Jewels, though more personal than paintings, should be treated as great works of art...
Born in Asheville, North Carolina in 1925, David Webb got his start as an apprentice in his uncle’s silver shop prior to moving to New York, where he worked repairing jewelry in Greenwich Village. A charming and talented young man, the social elite were enamored by him and, with the backing of wealthy patron Antoinette Quilleret, he eventually opened his own shop in 1945. He swiftly became successful enough to buy out Quilleret in 1948 and established David Webb, Inc. in 1948.
Webb was a self-taught jewelry designer and developed his unique style through years of studying ancient jewels from Greece, Mesopotamia, and Central and South America, as well as traditional jewelry styles from China and India. These sources, coupled with the contemporary trends emerging in American and European jewelry—especially the figural and natural themes of industry titan Cartier and their creative director Jeanne Toussaint—led Webb to develop his own visionary motifs that propelled his company to immense success.

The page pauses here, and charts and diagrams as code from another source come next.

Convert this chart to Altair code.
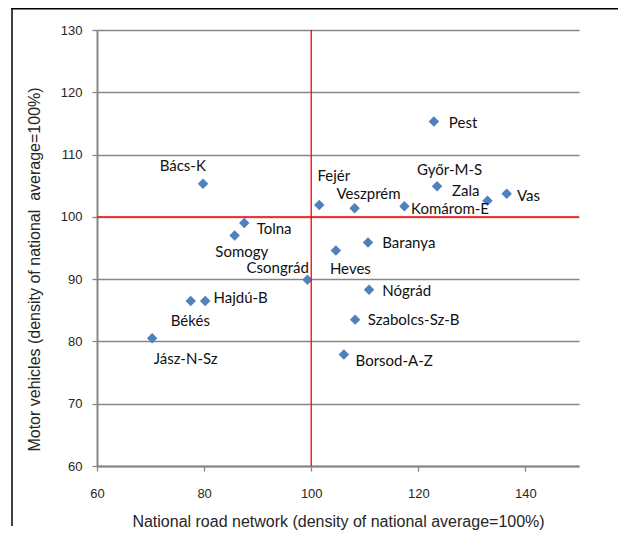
import altair as alt
import pandas as pd

# ---- data ----
counties = ["Pest", "Győr-M-S", "Zala", "Vas", "Fejér", "Veszprém", "Komárom-E",
            "Baranya", "Heves", "Bács-K", "Tolna", "Somogy", "Csongrád", "Hajdú-B",
            "Békés", "Jász-N-Sz", "Nógrád", "Szabolcs-Sz-B", "Borsod-A-Z"]
road_density = [122.9, 123.5, 132.9, 136.5, 101.5, 108.1, 117.4,
                110.6, 104.6, 79.8, 87.5, 85.7, 99.3, 80.2,
                77.5, 70.3, 110.8, 108.2, 106.1]
vehicle_density = [115.3, 104.9, 102.6, 103.7, 101.9, 101.4, 101.7,
                   95.9, 94.6, 105.3, 99.0, 97.0, 89.9, 86.5,
                   86.5, 80.5, 88.3, 83.5, 77.9]
x_ticks = [60, 80, 100, 120, 140]
y_ticks = [60, 70, 80, 90, 100, 110, 120, 130]
ref_x = [100]
ref_y = [100]

x_title = "National road network (density of national average=100%)"
y_title = "Motor vehicles (density of national\u00a0 average=100%)"

# label placement (pixel offsets from the marker, alignment)
label_layout = {
    "Pest": (15, 1, "left"),
    "Győr-M-S": (12.5, -16, "center"),
    "Zala": (-21.7, -10, "center"),
    "Vas": (10.3, 2, "left"),
    "Fejér": (14.5, -28.6, "center"),
    "Veszprém": (14, -14.4, "center"),
    "Komárom-E": (6.7, 2.3, "left"),
    "Baranya": (14.3, 1, "left"),
    "Heves": (14.5, 18.6, "center"),
    "Bács-K": (-20.3, -17.6, "center"),
    "Tolna": (12.4, 6.3, "left"),
    "Somogy": (7.2, 16.3, "center"),
    "Csongrád": (-29.8, -11.5, "center"),
    "Hajdú-B": (8.3, -2.7, "left"),
    "Békés": (-0.4, 19.7, "center"),
    "Jász-N-Sz": (33.5, 20.3, "center"),
    "Nógrád": (13.3, 1.4, "left"),
    "Szabolcs-Sz-B": (12.7, 0.7, "left"),
    "Borsod-A-Z": (11.7, 6.7, "left"),
}

df = pd.DataFrame({"county": counties, "road": road_density, "vehicles": vehicle_density})

AXIS_FONT = "Liberation Sans"
LABEL_FONT = "Lato"
GRAY = "#868686"
W, H = 482, 436

x_scale = alt.Scale(domain=[60, 150], nice=False, zero=False)
y_scale = alt.Scale(domain=[60, 130], nice=False, zero=False)

x_axis = alt.Axis(
    values=x_ticks, grid=False, domainColor=GRAY, domainWidth=2,
    tickColor=GRAY, tickSize=5, tickWidth=1.3,
    labelFont=AXIS_FONT, labelFontSize=13, labelColor="#262626", labelPadding=16,
    labelFlush=False, labelOverlap=False,
    title=x_title, titleFont=AXIS_FONT, titleFontSize=16, titleFontWeight="normal",
    titleColor="#262626", titleX=W / 2, titleY=55.5, titleAlign="center",
    titleBaseline="middle",
)
y_axis = alt.Axis(
    values=y_ticks, grid=True, gridColor=GRAY, gridWidth=1.3,
    domainColor=GRAY, domainWidth=2, tickColor=GRAY, tickSize=5, tickWidth=1.3,
    labelFont=AXIS_FONT, labelFontSize=13, labelColor="#262626", labelPadding=10,
    labelFlush=False, labelOverlap=False,
    title=y_title, titleFont=AXIS_FONT, titleFontSize=16, titleFontWeight="normal",
    titleColor="#262626", titleX=-63, titleY=239, titleAngle=270,
    titleAlign="center", titleBaseline="middle",
)

base = alt.Chart(df)

points = base.mark_point(shape="diamond", filled=True, size=110, color="#4F81BD",
                         opacity=1).encode(
    x=alt.X("road:Q", scale=x_scale, axis=x_axis),
    y=alt.Y("vehicles:Q", scale=y_scale, axis=y_axis),
)

vline = alt.Chart(pd.DataFrame({"road": ref_x})).mark_rule(
    color="#FF0000", strokeWidth=1.3).encode(x=alt.X("road:Q", scale=x_scale))
hline = alt.Chart(pd.DataFrame({"vehicles": ref_y})).mark_rule(
    color="#FF0000", strokeWidth=1.3).encode(y=alt.Y("vehicles:Q", scale=y_scale))

label_layers = []
for name, (dx, dy, align) in label_layout.items():
    label_layers.append(
        base.transform_filter(alt.datum.county == name).mark_text(
            font=LABEL_FONT, fontSize=15, color="#111111", align=align,
            baseline="middle", dx=dx, dy=dy,
        ).encode(
            x=alt.X("road:Q", scale=x_scale),
            y=alt.Y("vehicles:Q", scale=y_scale),
            text="county:N",
        )
    )

one = pd.DataFrame({"a": [0]})
frame_left = alt.Chart(one).mark_rule(color="#000000", strokeWidth=1.5).encode(
    x=alt.value(-85), y=alt.value(-22), y2=alt.value(H + 60))
frame_top = alt.Chart(one).mark_rule(color="#000000", strokeWidth=1.5).encode(
    x=alt.value(-85.75), x2=alt.value(W + 40), y=alt.value(-21.25))

chart = alt.layer(points, vline, hline, *label_layers, frame_left, frame_top).properties(
    width=W, height=H,
    autosize=alt.AutoSizeParams(type="none"),
    padding={"left": 89, "top": 22, "right": 39, "bottom": 67},
).configure_view(strokeWidth=0)

chart.save("out.html", embed_options={"renderer": "svg", "actions": False})
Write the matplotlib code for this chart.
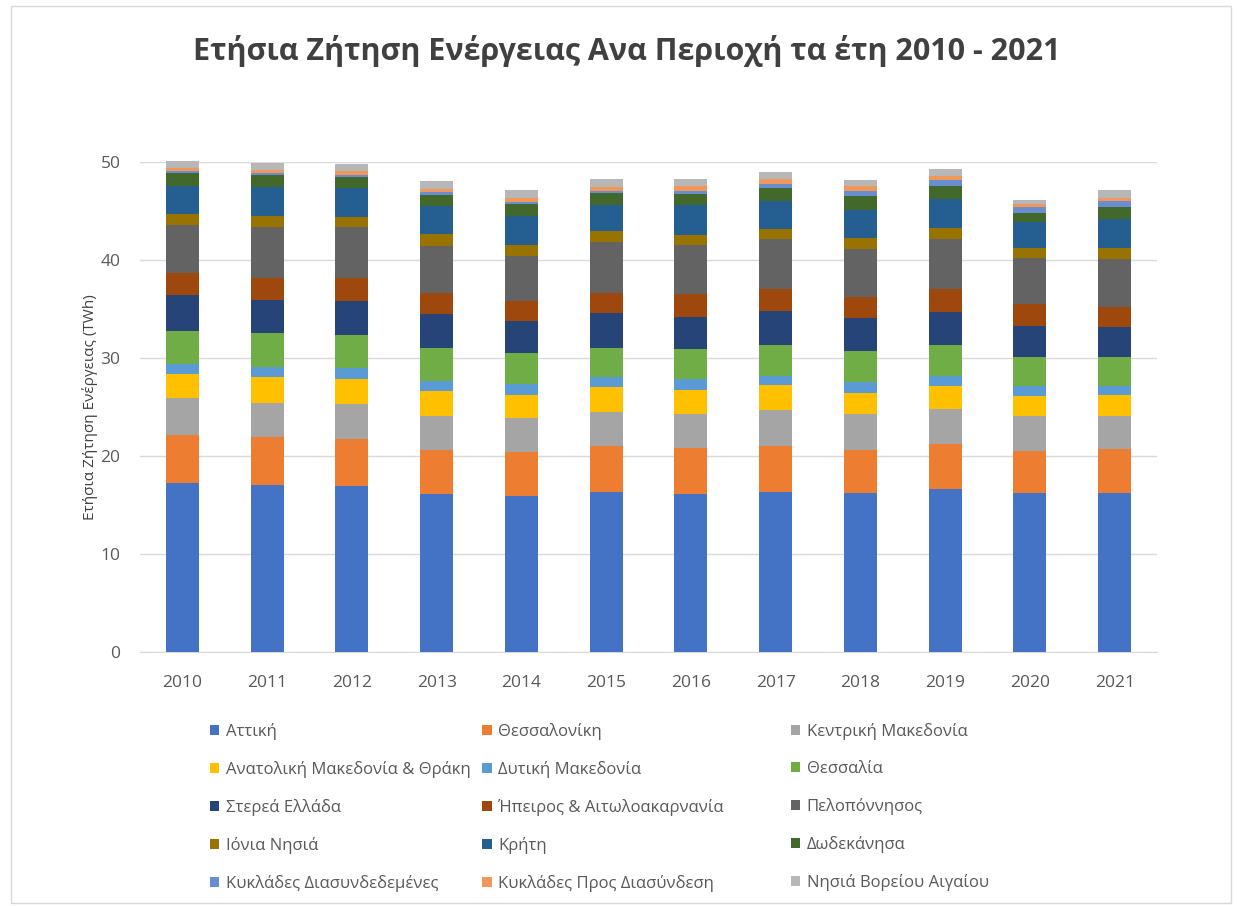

His bold, colorful designs could be seen on some of the most influential jewelry collectors of the 20th century, including Jacqueline Kennedy Onassis, Diana Vreeland, Elizabeth Taylor, and Ava Gardner. Webb’s animal-themed jewels were especially popular: the Duke of Windsor purchased an enameled frog bangle for his wife in 1964, and Diana Vreeland was particularly fond of her dramatic and bold zebra bangle. Tragically, Webb’s life was cut short by pancreatic cancer at 50 years old. Despite such a monumental loss, the company continued and today remains one of the most important jewelry firms in the world, producing imaginative and bold jewels from the workshop above Webb’s flagship store on Madison Avenue in New York.